Adrian Ghenie (/ro/; born 13 August 1977 in Baia Mare) is a contemporary Romanian painter, who lives and works in Berlin, Germany.

==Early life and education ==
The son of a dentist, he attended the Gheorghe Șincai High School and then studied fine arts at the Arts and Crafts School in Baia Mare between 1991 and 1994. He is a graduate of the Art and Design University of Cluj-Napoca (2001).

==Career==

Ghenie lives and works in Cluj, Berlin, and London.
In 2005, he co-founded Galeria Plan B in Cluj, together with Mihai Pop, a production and exhibition space for contemporary art. In 2008 Plan B opened a permanent exhibition space in Berlin.

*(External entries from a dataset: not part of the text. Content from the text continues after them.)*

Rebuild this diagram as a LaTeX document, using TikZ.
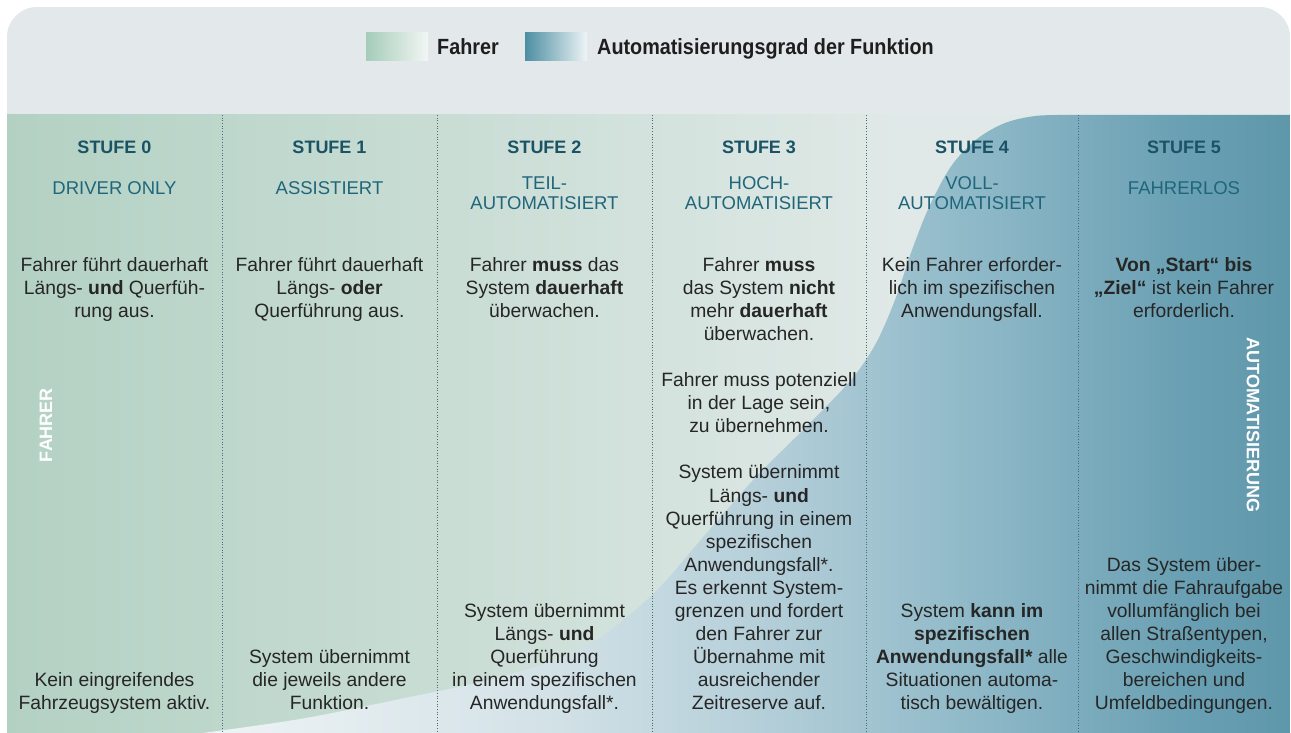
\documentclass[tikz,border=0pt]{standalone}
\usepackage{fontspec}
\setmainfont{Liberation Sans}
\newfontfamily\narrowfont[FakeStretch=0.9]{Liberation Sans}

% palette
\definecolor{bandgray}{HTML}{E3E8EB}
\definecolor{drvA}{HTML}{B3D1C3}
\definecolor{drvB}{HTML}{E0E9E7}
\definecolor{autA}{HTML}{EEF3F5}
\definecolor{autB}{HTML}{D3E2E7}
\definecolor{autC}{HTML}{B5CFD9}
\definecolor{autD}{HTML}{8FB9C8}
\definecolor{autE}{HTML}{6AA0B3}
\definecolor{autF}{HTML}{5F97AA}
\definecolor{legGA}{HTML}{A5CCB9}
\definecolor{legGB}{HTML}{F2F6F4}
\definecolor{legBA}{HTML}{4D8EA3}
\definecolor{legBB}{HTML}{EEF4F6}
\definecolor{stufecol}{HTML}{1A5365}
\definecolor{namecol}{HTML}{20667B}
\definecolor{bodycol}{HTML}{262626}
\definecolor{legcol}{HTML}{1E1E1E}
\definecolor{sepcol}{HTML}{4D6A73}

% driver share: green fading to the right
\pgfdeclarehorizontalshading{drivershade}{100bp}{color(0bp)=(drvA); color(25bp)=(drvA); color(60bp)=(drvB); color(100bp)=(drvB)}
% automation share: pale at the curve, deep teal at the right edge
\pgfdeclarehorizontalshading{autoshade}{100bp}{color(0bp)=(autA); color(26bp)=(autA); color(41bp)=(autB); color(50.8bp)=(autC); color(60.5bp)=(autD); color(70bp)=(autE); color(75bp)=(autF); color(100bp)=(autF)}

\newcommand{\txtrows}[1]{\begin{tabular}[t]{@{}c@{}}#1\end{tabular}}

\begin{document}
\begin{tikzpicture}[x=1pt,y=-1pt,
  stufelbl/.style={font=\fontsize{18}{20}\selectfont\bfseries, text=stufecol, anchor=base, inner sep=0pt},
  namelbl/.style={font=\fontsize{18.5}{20}\selectfont, text=namecol, anchor=base, inner sep=0pt},
  bodytxt/.style={font=\fontsize{19.3}{23.05}\selectfont, text=bodycol, anchor=base, inner sep=0pt},
  vlabel/.style={font=\fontsize{18}{20}\selectfont\bfseries, text=white, inner sep=0pt},
  legendtxt/.style={font=\narrowfont\fontsize{22}{24}\selectfont\bfseries, text=legcol, anchor=base west, inner sep=0pt},
  colsep/.style={line width=1pt, dash pattern=on 1pt off 1.7pt, draw=sepcol}]

\useasboundingbox (0,0) rectangle (1291,733);

\begin{scope}
  \clip[rounded corners=30pt] (7,7) rectangle (1290,780);
  % header band
  \fill[bandgray] (7,7) rectangle (1290,115);
  % chart body, driver share
  \shade[shading=drivershade] (7,115) rectangle (1290,760);
  % automation share under the S-curve
  \shade[shading=autoshade]
    plot[smooth, tension=0.55] coordinates {(195,734) (300,719) (400,699) (500,677) (583,648) (650,597) (705,535) (755,478) (805,428) (850,381) (875,345) (895,300) (912,250) (930,205) (952,165) (977,139) (1005,123) (1035,116) (1065,115)}
    -- (1290,115) -- (1290,760) -- (195,760) -- cycle;
  % column separators
  \foreach \xx in {222,437,652,866,1078}
    \draw[colsep] (\xx,115) -- (\xx,760);
\end{scope}

% legend
\shade[left color=legGA, right color=legGB] (366,33) rectangle (428,61);
\node[legendtxt] (legdrv) at (437,55) {Fahrer};
\shade[left color=legBA, right color=legBB] (525,33) rectangle (587,61);
\node[legendtxt] (legauto) at (597,55) {Automatisierungsgrad der Funktion};

% level headings
\node[stufelbl] (s0) at (114.5,153.5) {STUFE 0};
\node[stufelbl] (s1) at (329.5,153.5) {STUFE 1};
\node[stufelbl] (s2) at (544.5,153.5) {STUFE 2};
\node[stufelbl] (s3) at (759,153.5) {STUFE 3};
\node[stufelbl] (s4) at (972,153.5) {STUFE 4};
\node[stufelbl] (s5) at (1184,153.5) {STUFE 5};

\node[namelbl] (n0) at (114.5,194.5) {DRIVER ONLY};
\node[namelbl] (n1) at (329.5,194.5) {ASSISTIERT};
\node[namelbl] (n2) at (544.5,189.5) {\txtrows{TEIL-\\AUTOMATISIERT}};
\node[namelbl] (n3) at (759,189.5) {\txtrows{HOCH-\\AUTOMATISIERT}};
\node[namelbl] (n4) at (972,189.5) {\txtrows{VOLL-\\AUTOMATISIERT}};
\node[namelbl] (n5) at (1184,194.5) {FAHRERLOS};

% role of the driver
\node[bodytxt] (t0) at (114.5,271.5) {\txtrows{Fahrer führt dauerhaft\\Längs- \textbf{und} Querfüh-\\rung aus.}};
\node[bodytxt] (t1) at (329.5,271.5) {\txtrows{Fahrer führt dauerhaft\\Längs- \textbf{oder}\\Querführung aus.}};
\node[bodytxt] (t2) at (544.5,271.5) {\txtrows{Fahrer \textbf{muss} das\\System \textbf{dauerhaft}\\überwachen.}};
\node[bodytxt] (t3) at (759,271.5) {\txtrows{Fahrer \textbf{muss}\\das System \textbf{nicht}\\mehr \textbf{dauerhaft}\\überwachen.\\ \\Fahrer muss potenziell\\in der Lage sein,\\zu übernehmen.\\ \\System übernimmt\\Längs- \textbf{und}\\Querführung in einem\\spezifischen\\Anwendungsfall*.\\Es erkennt System-\\grenzen und fordert\\den Fahrer zur\\Übernahme mit\\ausreichender\\Zeitreserve auf.}};
\node[bodytxt] (t4) at (972,271.5) {\txtrows{Kein Fahrer erforder-\\lich im spezifischen\\Anwendungsfall.}};
\node[bodytxt] (t5) at (1184,271.5) {\txtrows{\textbf{Von „Start“ bis}\\\textbf{„Ziel“} ist kein Fahrer\\erforderlich.}};

% role of the system
\node[bodytxt] (b0) at (114.5,686.45) {\txtrows{Kein eingreifendes\\Fahrzeugsystem aktiv.}};
\node[bodytxt] (b1) at (329.5,663.4) {\txtrows{System übernimmt\\die jeweils andere\\Funktion.}};
\node[bodytxt] (b2) at (544.5,617.3) {\txtrows{System übernimmt\\Längs- \textbf{und}\\Querführung\\in einem spezifischen\\Anwendungsfall*.}};
\node[bodytxt] (b4) at (972,617.3) {\txtrows{System \textbf{kann im}\\\textbf{spezifischen}\\\textbf{Anwendungsfall*} alle\\Situationen automa-\\tisch bewältigen.}};
\node[bodytxt] (b5) at (1184,571.2) {\txtrows{Das System über-\\nimmt die Fahraufgabe\\vollumfänglich bei\\allen Straßentypen,\\Geschwindigkeits-\\bereichen und\\Umfeldbedingungen.}};

% axis captions
\node[vlabel, rotate=90] (vdrv) at (46,425) {FAHRER};
\node[vlabel, rotate=-90] (vauto) at (1253,425) {AUTOMATISIERUNG};

\end{tikzpicture}
\end{document}
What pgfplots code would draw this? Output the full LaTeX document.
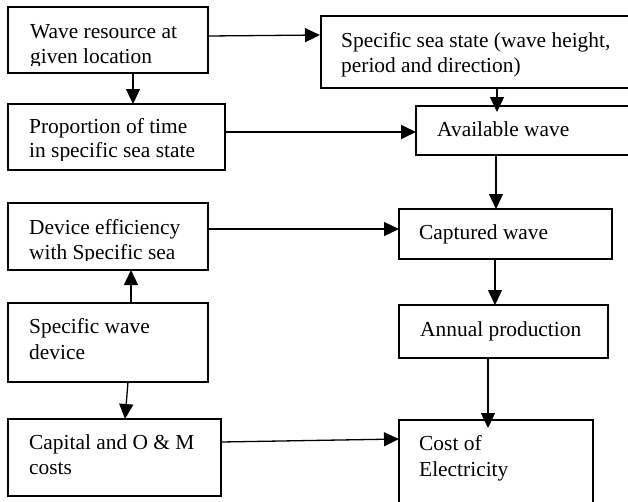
\documentclass[border=0pt]{standalone}
\usepackage{pgfplots}
\pgfplotsset{compat=1.18}
\usepackage{fontspec}
\setmainfont{Liberation Serif}
\usetikzlibrary{arrows.meta}
\begin{document}
\begin{tikzpicture}[
 arr/.style={line width=1.3pt,-{Triangle[length=15pt,width=14pt]}},
 box/.style={line width=1.3pt},
 lbl/.style={anchor=base west,inner sep=0pt,font=\fontsize{21.4}{25}\selectfont}]
\begin{axis}[width=628pt,height=501pt,scale only axis,
  xmin=0,xmax=628,ymin=0,ymax=501,y dir=reverse,hide axis,clip=true]
% boxes
\draw[box] (axis cs:8,7) rectangle (axis cs:208,73);
\draw[box] (axis cs:321,16) rectangle (axis cs:640,88);
\draw[box] (axis cs:8,104) rectangle (axis cs:225,170);
\draw[box] (axis cs:416,106) rectangle (axis cs:640,155);
\draw[box] (axis cs:8,203) rectangle (axis cs:208,270);
\draw[box] (axis cs:399,209) rectangle (axis cs:612,259);
\draw[box] (axis cs:8,303) rectangle (axis cs:208,382);
\draw[box] (axis cs:399,305) rectangle (axis cs:608,358);
\draw[box] (axis cs:8,419) rectangle (axis cs:221,496);
\draw[box] (axis cs:399,420) rectangle (axis cs:593,530);
% texts
\node[lbl] at (axis cs:30,38) {Wave resource at};
\begin{scope}
\clip (axis cs:8,7) rectangle (axis cs:208,65);
\node[lbl] at (axis cs:30,63) {given location};
\end{scope}
\node[lbl] at (axis cs:341,47) {Specific sea state (wave height,};
\node[lbl] at (axis cs:341,72) {period and direction)};
\node[lbl] at (axis cs:29,133) {Proportion of time};
\begin{scope}
\clip (axis cs:8,104) rectangle (axis cs:225,160);
\node[lbl] at (axis cs:29,157) {in specific sea state};
\end{scope}
\node[lbl] at (axis cs:437,136) {Available wave};
\node[lbl] at (axis cs:29,234) {Device efficiency};
\begin{scope}
\clip (axis cs:8,203) rectangle (axis cs:208,260);
\node[lbl] at (axis cs:29,259) {with Specific sea};
\end{scope}
\node[lbl] at (axis cs:419,239) {Captured wave};
\node[lbl] at (axis cs:29,333) {Specific wave};
\node[lbl] at (axis cs:29,359) {device};
\node[lbl] at (axis cs:420,336) {Annual production};
\node[lbl] at (axis cs:29,449) {Capital and O \& M};
\node[lbl] at (axis cs:29,474) {costs};
\node[lbl] at (axis cs:419,450) {Cost of};
\node[lbl] at (axis cs:419,476) {Electricity};
% arrows
\draw[arr] (axis cs:208,36) -- (axis cs:320,35);
\draw[arr] (axis cs:133,73) -- (axis cs:133,104);
\draw[arr] (axis cs:497,88) -- (axis cs:497,112);
\draw[arr] (axis cs:225,132) -- (axis cs:416,132);
\draw[arr] (axis cs:496,155) -- (axis cs:496,209);
\draw[arr] (axis cs:208,229) -- (axis cs:399,229);
\draw[arr] (axis cs:131,303) -- (axis cs:131,270);
\draw[arr] (axis cs:495,259) -- (axis cs:495,305);
\draw[arr] (axis cs:128,382) -- (axis cs:125,419);
\draw[arr] (axis cs:488,358) -- (axis cs:488,428);
\draw[arr] (axis cs:221,442) -- (axis cs:399,439);
\end{axis}
\pgfresetboundingbox
\useasboundingbox (0,0) rectangle (628pt,501pt);
\end{tikzpicture}
\end{document}
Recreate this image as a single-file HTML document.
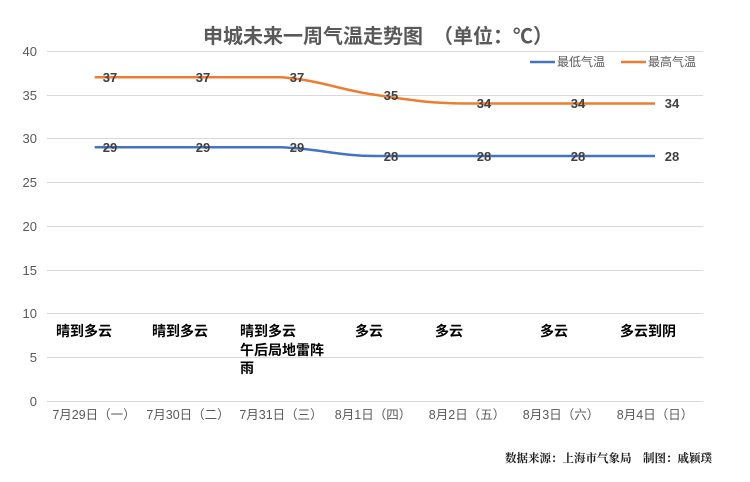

His work has been widely exhibited in group and solo exhibitions, including at Tate Liverpool, San Francisco Museum of Modern Art and Fondazione Palazzo Strozzi in Florence.

In June 2014 the oil on canvas painting "The Fake Rothko" was sold for £1,426,000 ($2,428,140).

In February 2016, the large oil on canvas painting "The Sunflowers of 1937" inspired by Vincent van Gogh's famous "Sunflowers" was sold in London for £3,177,000 at a Sotheby's auction, marking it the most expensive painting sold by the Romanian artist.

Before the auction, the value of the painting was estimated between £400,000 and £600,000. It belonged to the Galerie Judin of Berlin, who had purchased it from the artist.

==Collections==

Ghenie's work is represented in numerous major museum and public collections including the Centre Georges Pompidou, the Hammer Museum, Los Angeles, the Museum of Contemporary Art, Los Angeles, the Museum of Modern Art, Antwerp, San Francisco Museum of Modern Art, and Stedelijk Museum voor Actuele Kunst, Ghent.

==Style and technique==

Ghenie does not use traditional tools of the painter or brushes, but a palette knife and stencils.
He paints portraits of 20th century figures, particularly those associated with genocide and mass suffering, that appear in his work gnawed and slashed, blurred and speckled.

His painterly style has been compared to that of Francis Bacon.